A score of UK MPs and members of the House of Lords have called on the Spanish government to allow the October 1 referendum to go ahead “without further hindrance.” In an open letter, the UK’s All Party Parliamentary Group on Catalonia insists that “the democratic way to proceed would for opponents of Catalan independence to campaign for their position in the referendum.”

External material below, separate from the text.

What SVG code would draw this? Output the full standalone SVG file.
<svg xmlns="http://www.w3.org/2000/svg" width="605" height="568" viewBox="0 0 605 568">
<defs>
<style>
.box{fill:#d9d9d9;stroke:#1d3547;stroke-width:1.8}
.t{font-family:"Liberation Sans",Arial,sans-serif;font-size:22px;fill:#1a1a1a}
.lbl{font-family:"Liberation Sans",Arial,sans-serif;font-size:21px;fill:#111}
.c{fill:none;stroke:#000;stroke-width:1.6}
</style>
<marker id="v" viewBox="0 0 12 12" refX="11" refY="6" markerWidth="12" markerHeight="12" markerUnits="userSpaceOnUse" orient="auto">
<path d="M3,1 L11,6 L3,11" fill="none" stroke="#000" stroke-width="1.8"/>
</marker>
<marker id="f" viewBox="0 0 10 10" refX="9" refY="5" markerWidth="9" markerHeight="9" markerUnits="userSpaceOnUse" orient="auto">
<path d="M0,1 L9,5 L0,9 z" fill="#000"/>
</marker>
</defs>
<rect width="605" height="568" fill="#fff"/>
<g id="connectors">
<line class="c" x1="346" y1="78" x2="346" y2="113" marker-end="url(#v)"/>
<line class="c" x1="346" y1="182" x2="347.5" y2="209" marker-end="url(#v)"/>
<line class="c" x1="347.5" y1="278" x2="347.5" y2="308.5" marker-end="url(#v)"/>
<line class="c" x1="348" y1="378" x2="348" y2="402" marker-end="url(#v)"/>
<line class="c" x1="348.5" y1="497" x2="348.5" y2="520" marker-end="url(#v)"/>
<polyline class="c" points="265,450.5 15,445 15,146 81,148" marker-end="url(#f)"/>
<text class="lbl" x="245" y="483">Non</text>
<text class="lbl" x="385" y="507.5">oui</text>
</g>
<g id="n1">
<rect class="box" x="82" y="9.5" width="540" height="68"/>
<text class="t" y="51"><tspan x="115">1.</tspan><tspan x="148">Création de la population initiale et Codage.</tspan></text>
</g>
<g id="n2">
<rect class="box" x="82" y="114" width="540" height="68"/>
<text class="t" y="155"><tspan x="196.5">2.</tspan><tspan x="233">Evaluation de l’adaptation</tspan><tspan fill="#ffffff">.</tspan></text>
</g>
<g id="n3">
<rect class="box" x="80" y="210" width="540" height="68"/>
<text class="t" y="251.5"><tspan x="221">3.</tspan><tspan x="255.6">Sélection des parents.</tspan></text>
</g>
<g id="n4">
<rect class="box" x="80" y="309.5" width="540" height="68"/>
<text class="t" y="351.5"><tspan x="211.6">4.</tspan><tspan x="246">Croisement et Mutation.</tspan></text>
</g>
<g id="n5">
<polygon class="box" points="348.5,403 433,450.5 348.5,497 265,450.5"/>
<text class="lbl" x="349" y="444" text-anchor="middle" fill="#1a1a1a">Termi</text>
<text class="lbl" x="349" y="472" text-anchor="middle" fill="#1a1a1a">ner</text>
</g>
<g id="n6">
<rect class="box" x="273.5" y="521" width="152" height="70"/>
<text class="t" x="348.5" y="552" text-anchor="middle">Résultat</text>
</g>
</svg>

Referring to the UK government’s approach to the 2014 independence referendum in Scotland, the letter’s signatories describe themselves as “extremely disturbed” by the arrests and raids carried out by the Guardia Civil police and say that the attempt to prevent the October 1 vote “through sanctions, criminal charges and direct action by the Spanish state is an affront to democracy and threatens to embitter relations between Catalonia and the rest of Spain.”
Test of Catalan opinion
The letter also condemns the Spanish authorities for “taking to court 700 Catalan mayors for allowing preparations for the vote to go ahead, seizing campaign material and ballot papers, threatening to cut off power to polling stations, arresting and charging a newspaper editor accused of aiding the preparations for the referendum.” Moreover, the signatories acknowledge that “this referendum was democratically agreed to by the Catalan Parliament,” and they call on the Spanish government “to allow this democratic test of Catalan opinion to go ahead on 1 October without further hindrance.”
Among the MPs and officials who signed the letter are members of the UK’s main Labour, Conservative and Liberal Democrat parties in Westminster, as well as 14 members of the Scottish National Party and two members of the Plaid Cymru Welsh nationalists.